11.     Mandatory Exercise; Termination.

(a)    The Company may, upon at least ninety (90) days prior written notice to the Warrant Holder, require the Warrant Holders to either (i) exercise or forfeit all or part of this Warrant or (ii) allow all or such part of this Warrant to be terminated. If the Company delivers such notice in the manner set forth below, then the Warrant Holder must exercise or forfeit this Warrant as set forth below, subject to the terms of Section 8 hereof.

(b)    If the Company determines to exercise its rights under Section 11(a) above, the Company shall send a notice (the “Notice”) to the Warrant Holder (i) specifying the number of shares relating to this Warrant for which the Warrant must be exercised (the “Number”) (if less than all shares relating to warrants held by all holders of warrants of the Company under agreements substantially similar to this one are required by the Company to be exercised or cancelled, the Number for the Warrant Holder shall reflect a proportionate allocation based on the number of shares subject to this Warrant as compared to the total number of shares subject to warrants held by all such warrant holders as a group); (ii) specifying the date prior to which this Warrant must be totally or partially exercised, as the case may be, which date shall be no less that 90 days from the date of the Notice (the “Deadline”); and (iii) stating that the failure of the Warrant Holder to exercise the Warrant shall result in their automatic termination.

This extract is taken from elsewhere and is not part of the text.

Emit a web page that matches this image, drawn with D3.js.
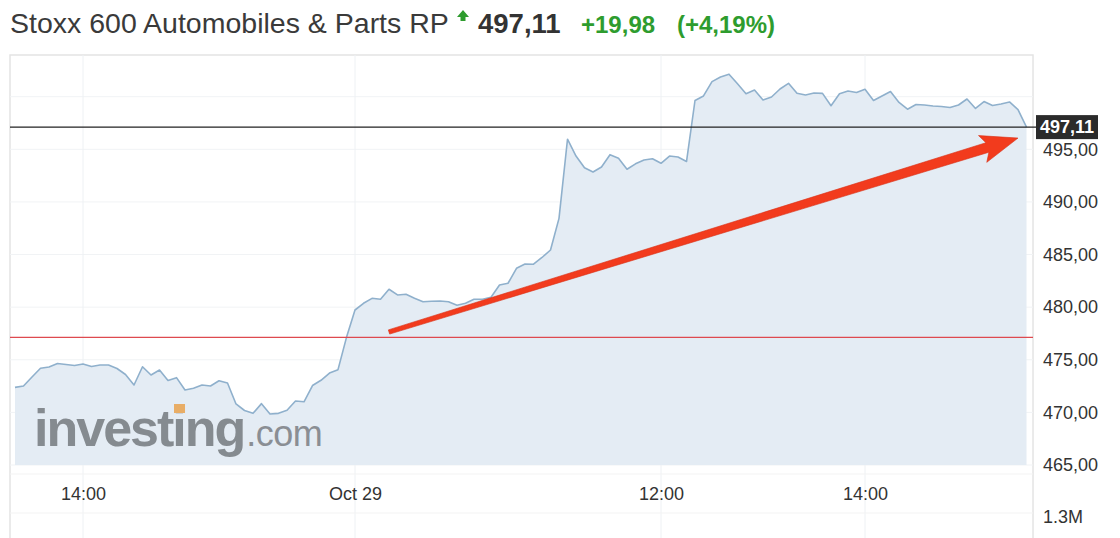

(c)    If the Warrant Holder does not exercise this Warrant pursuant to the terms of the Notice, this Warrant shall be automatically terminated on the Deadline, without further act or action by the Warrant Holder or the Company, and the Warrant Holder shall deliver this Warrant to the Company for cancellation. If the Number is less than the total number of


shares that are then subject to exercise under this Warrant, the Company shall issue a new Warrant in compliance with Section 6(b) hereof.

12.     Clerical Changes to Warrant. The Company may, without the consent of the Warrant Holder, make changes to this Warrant that are required to cure any ambiguity or to correct any defective or inconsistent provision or clerical omission or mistake in this Warrant, add to the covenants and agreements that the Company is required to observe, or result in the surrender of any right or power reserved or conferred upon the Company in this Warrant, but which changes do not or will not materially affect, alter, or change the rights, privileges or immunities of the Warrant Holders.

13.     Governing Law. This Warrant is to be construed and enforced in accordance with and governed by the procedural provisions and substantive law of the State of Georgia.

14.     Miscellaneous.

(a)    Except as provided herein, this Warrant my not be amended or otherwise modified unless evidenced in writing and signed by an authorized officer of the Company and the Warrant Holder or his or her duly appointed attorney-in-fact.

(b)    All notices under this Warrant shall be mailed or delivered by hand to the parties at their respective addresses as recorded in the official stockholder records of the Company or at such other address as the parties may from time to time provide to each other in writing.

IN WITNESS WHEREOF, the Company has caused this Warrant to be issued in its corporate name by its duly appointed officer.

TRIDENT BANCSHARES, INC.

By:                                                                                               

Name:

Title:


Form of Assignment

FOR VALUE RECEIVED,                                                               hereby assigns the within WARRANT and all rights and interests represented thereby, to and appoints                                                               to transfer this WARRANT on the books of the Company, with full power of substitution.

 

 

  

 

Date    Signature
  

 

   Print or Type Name

 

  
Witness   

NOTE

The signature on this Assignment must correspond with the name as written on the face of the WARRANT in every particular, without alteration, enlargement or any change whatever. All endorsements, in the sole discretion of the Company, may be required to be guaranteed by a bank or trust company satisfactory to the Company.